Touché par le court-métrage, femmes de la rue (2012), de la belge Sofia Peeters, le bédéiste bruxellois Thomas Mathieu décide de rapporter sur son blog des histoires vraies. A sa demande, des lectrices lui racontent témoignages et expériences de l’agression vécue au quotidien par les femmes.

Il parvient à transformer cette matière en histoires dessinées, où les hommes, qu’ils soient seul ou en groupe, apparaissent sous les traits de crocodiles (ou de simples lézards pour les plus inoffensifs). Leur peau verte et rugueuse repousse le lecteur et oblige ce dernier à s’identifier avec les personnages féminins. L’agissement des reptiles devient soudain lourd, malhabile, agressif, voire plus encore. Leur comportement heurte, révolte, scandalise.
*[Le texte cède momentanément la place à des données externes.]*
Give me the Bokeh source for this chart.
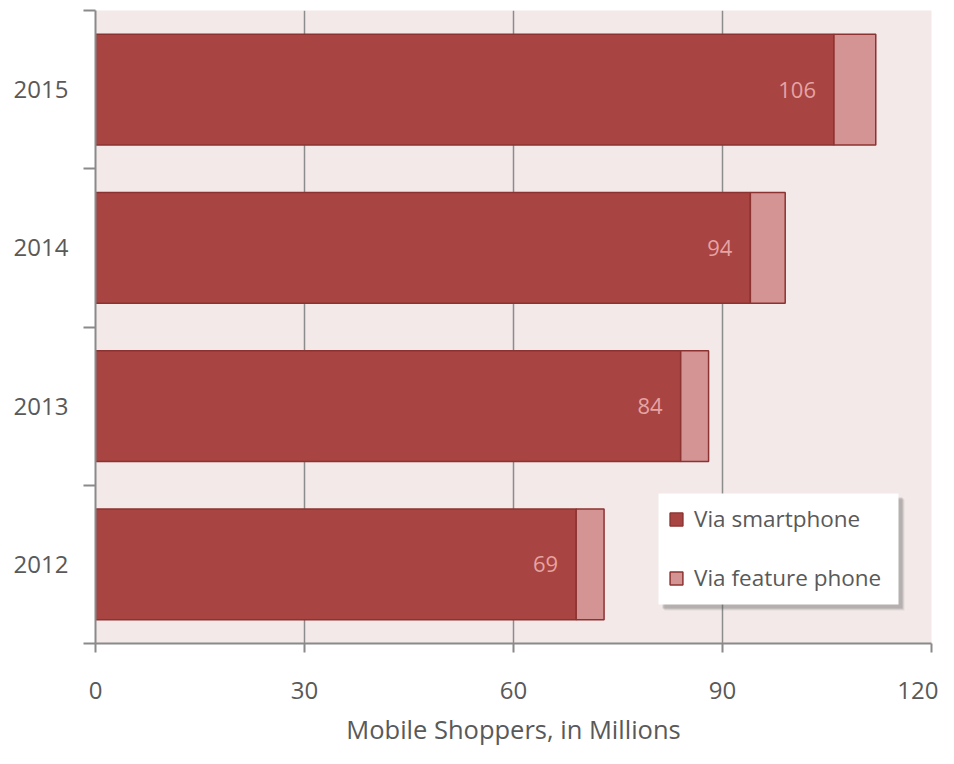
from bokeh.plotting import figure
from bokeh.models import (Range1d, FixedTicker, ColumnDataSource, Legend, LegendItem,
                          BoxAnnotation, LabelSet)
from bokeh.core.properties import value
from bokeh.embed import file_html
from bokeh.resources import INLINE

years = ["2012", "2013", "2014", "2015"]
smartphone = [69, 84, 94, 106]
feature_phone = [4, 4, 5, 6]
x_ticks = [0, 30, 60, 90, 120]

FONT = "Open Sans"
TXT = "#595959"
AX = "#8a8a8a"

pos = list(range(len(years)))
totals = [s + f for s, f in zip(smartphone, feature_phone)]
src = ColumnDataSource(dict(y=pos, s=smartphone, t=totals,
                            lab=[str(v) for v in smartphone]))

p = figure(width=938, height=748, output_backend="svg", toolbar_location=None,
           x_range=Range1d(0, 120), y_range=Range1d(-0.5, len(years) - 0.5),
           min_border_left=95, min_border_right=7, min_border_top=10,
           min_border_bottom=105)
p.background_fill_color = "#f3e9e9"
p.border_fill_color = "white"
p.outline_line_color = None

r1 = p.hbar(y="y", left=0, right="s", height=0.7, source=src,
            fill_color="#a84442", line_color="#8c3331", line_width=1.5)
r2 = p.hbar(y="y", left="s", right="t", height=0.7, source=src,
            fill_color="#d49494", line_color="#8c3331", line_width=1.5)

labels = LabelSet(x="s", y="y", text="lab", source=src, x_offset=-18,
                  text_align="right", text_baseline="middle",
                  text_color="#e6a3a3", text_font=value(FONT), text_font_size="22px")
p.add_layout(labels)

# grid
p.ygrid.visible = False
p.xgrid.ticker = FixedTicker(ticks=x_ticks)
p.xgrid.grid_line_color = "#8c8c8c"
p.xgrid.grid_line_width = 1.5
p.xgrid.level = "underlay"

# x axis
xa = p.xaxis[0]
xa.ticker = FixedTicker(ticks=x_ticks)
xa.axis_line_color = AX
xa.axis_line_width = 2
xa.major_tick_line_color = AX
xa.major_tick_line_width = 2
xa.major_tick_out = 9
xa.major_tick_in = 0
xa.minor_tick_line_color = None
xa.major_label_standoff = 29
xa.major_label_text_font = FONT
xa.major_label_text_font_size = "24px"
xa.major_label_text_color = TXT
xa.axis_label = "Mobile Shoppers, in Millions"
xa.axis_label_text_font = FONT
xa.axis_label_text_font_size = "25.5px"
xa.axis_label_text_font_style = "normal"
xa.axis_label_text_color = TXT
xa.axis_label_standoff = 10

# y axis
ya = p.yaxis[0]
ya.ticker = FixedTicker(ticks=pos, minor_ticks=[i - 0.5 for i in range(len(years) + 1)])
ya.major_label_overrides = {i: y for i, y in enumerate(years)}
ya.axis_line_color = AX
ya.axis_line_width = 2
ya.major_tick_line_color = None
ya.major_tick_out = 0
ya.major_tick_in = 0
ya.minor_tick_line_color = AX
ya.minor_tick_line_width = 2
ya.minor_tick_out = 12
ya.minor_tick_in = 0
ya.major_label_standoff = 15
ya.major_label_text_font = FONT
ya.major_label_text_font_size = "24px"
ya.major_label_text_color = TXT

# legend box with soft shadow
for dx, alpha in [(6, 0.10), (5, 0.15), (4, 0.2)]:
    p.add_layout(BoxAnnotation(left=563 + dx, right=803 + dx, bottom=39 - dx, top=150 - dx,
                               left_units="screen", right_units="screen",
                               bottom_units="screen", top_units="screen",
                               fill_color="#555555", fill_alpha=alpha, line_color=None,
                               level="annotation"))
p.add_layout(BoxAnnotation(left=563, right=803, bottom=39, top=150,
                           left_units="screen", right_units="screen",
                           bottom_units="screen", top_units="screen",
                           fill_color="white", fill_alpha=1.0, line_color=None,
                           level="annotation"))

legend = Legend(items=[LegendItem(label="Via smartphone", renderers=[r1]),
                       LegendItem(label="Via feature phone", renderers=[r2])],
                location=(573, 50), orientation="vertical",
                background_fill_alpha=0.0,
                border_line_color=None, padding=0, spacing=28,
                glyph_width=16, glyph_height=16, label_height=30,
                label_standoff=10, label_text_font=FONT,
                label_text_font_size="22.5px", label_text_color=TXT,
                margin=0)
p.add_layout(legend)

open("out.html", "w").write(file_html(p, INLINE))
Avec un dessin rond, sans case, aux décors minimalistes, Thomas Mathieu parvient à faire ressentir la pesanteur lié à ce phénomène récurrent de la violence ordinaire faite aux femmes. Et tout au long des 176 pages, le jeu de couleurs tout en bichromie, gris et vert, renforce la sensation d’étouffement.

L’auteur relate aussi quelques anecdotes plus légères qui viennent tempérer les propos, éclairent d’autres facettes des crocodiles ou qui donnent à écouter les remarques acerbes posées par d’autres femmes. Ce recul salutaire évite de tomber dans les travers de la guerre des sexes.

Plus qu’une bande dessinée et plus qu’un reportage, ce livre ne se cantonne pas de rapporter le pathétique des crocodiles et la révolte ou le traumatisme de leurs victimes. Il donne aussi, comme dans un manuel de survie, des conseils, quoi dire, quoi faire, comment réagir – même en tant que témoin – face à cette violence ordinaire. Le bédéiste a en effet mis en image les travaux de plusieurs spécialistes conviées à s’exprimer par ailleurs. Toutes ces raisons confirment l’excellente idée d’avoir transformé ce blog en ouvrage papier.